Ну вот и клиника. Люди бегают туда-сюда. Меня, почти бесчувственного, усаживают в кресло на колесиках. Дверцы «БМВ» мягко захлопываются. Кто-то сказал мне однажды, что хорошие автомобили узнаются по этому звуку. Меня ослепляет неоновый свет коридоров. В лифте незнакомые люди стараются подбодрить меня, а «Битлз» приступают к финалу «А day in the life». Пианино падает с шестидесятого этажа. До того, как оно разбилось, у меня успевает промелькнуть последняя мысль: надо отменить театр. Хотя в любом случае мы все равно опоздали бы. Ничего, пойдем завтра вечером. Кстати, куда подевался Теофиль? И я погрузился в кому.
Новый сезон
Лето подходит к концу. Ночи становятся холоднее, и я снова начинаю прятаться под толстыми синими одеялами с клеймом «Парижские госпитали». Каждый день возвращает свою партию знакомых лиц, исчезавших на время каникул: кастелянша, зубной врач, человек, ведающий корреспонденцией, медсестра, ставшая теперь бабушкой малютки Тома, и мужчина, который в июне сломал себе палец о перекладину кровати. Возвращаешься к своим меткам, своим привычкам, и это первое возобновление зимнего сезона в госпитале подтверждает мою уверенность: я действительно начал новую жизнь, и она проходит именно здесь, между этой кроватью, креслом, коридорами, и нигде больше.
Мне удается бормотать песенку про кенгуру — образцовый гимн моих логопедических успехов.

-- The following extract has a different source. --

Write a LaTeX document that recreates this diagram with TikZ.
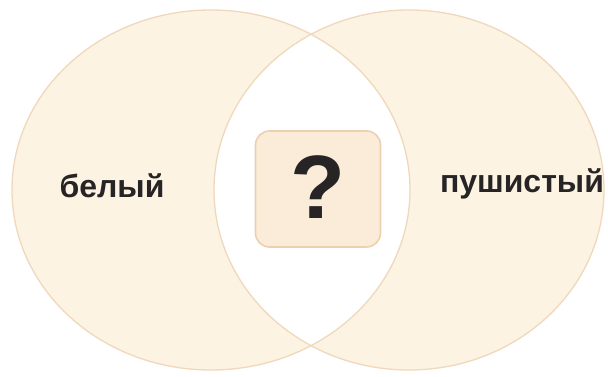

О возобновлении зимнего сезона других до меня доходят лишь слабые отголоски. Новый литературный сезон, начало учебного года, открытие парижского сезона — обо всем этом я скоро узнаю побольше, когда путешественники снова появятся в Берке с целым набором невероятных новостей в запасе. Говорят, например, будто Теофиль расхаживает в кроссовках, задники которых начинают мигать, когда он стучит ими по земле. За ним можно идти в темноте. А пока я наслаждаюсь последней августовской неделей с почти легким сердцем, ибо впервые за долгое время у меня нет этого ужасного ощущения обратного отсчета, который, начавшись в начале каникул, неумолимо отравляет большую их часть. Клод, облокотившись на столик на колесах, заменяющий ей письменный стол, перечитывает тексты, которые мы ежедневно в течение двух месяцев терпеливо извлекаем из пустоты. К некоторым страницам я возвращаюсь с удовольствием. Другие обманывают наши ожидания. Получается ли из всего этого книга? Слушая Клод, я созерцаю пряди ее темных волос, очень бледные щеки, едва порозовевшие от солнца и ветра, руки, испещренные длинными голубоватыми венами, и всю мизансцену, которая станет картинкой-воспоминанием заполненного работой лета. Смотрю на толстую синюю тетрадь, каждую лицевую страницу которой Клод исписала прямым старательным почерком, на школьный набор с запасом стержней для ручки, пачку бумажных салфеток, которые могут понадобиться в случае необходимости отхаркивания, и сумку из красной рафии, откуда время от времени она достает деньги, чтобы сходить за кофе. В кармашке через приоткрытую застежку-молнию я замечаю ключ от номера в гостинице, билет на метро и сложенную вчетверо стофранковую бумажку — это что-то вроде предметов, доставленных отправленным на Землю космическим зондом для изучения образа жизни, передвижения и торговых обменов, принятых у землян. Картина эта повергает меня в растерянность и задумчивость. Есть ли в космосе ключи, чтобы отомкнуть мой скафандр? Линия метро без конечной остановки? Достаточно крупная монета, чтобы выкупить мою свободу? Надо поискать где-то. Иду туда.
Жан-Доминик Боби умер спустя 2 дня, после выхода его книги в свет.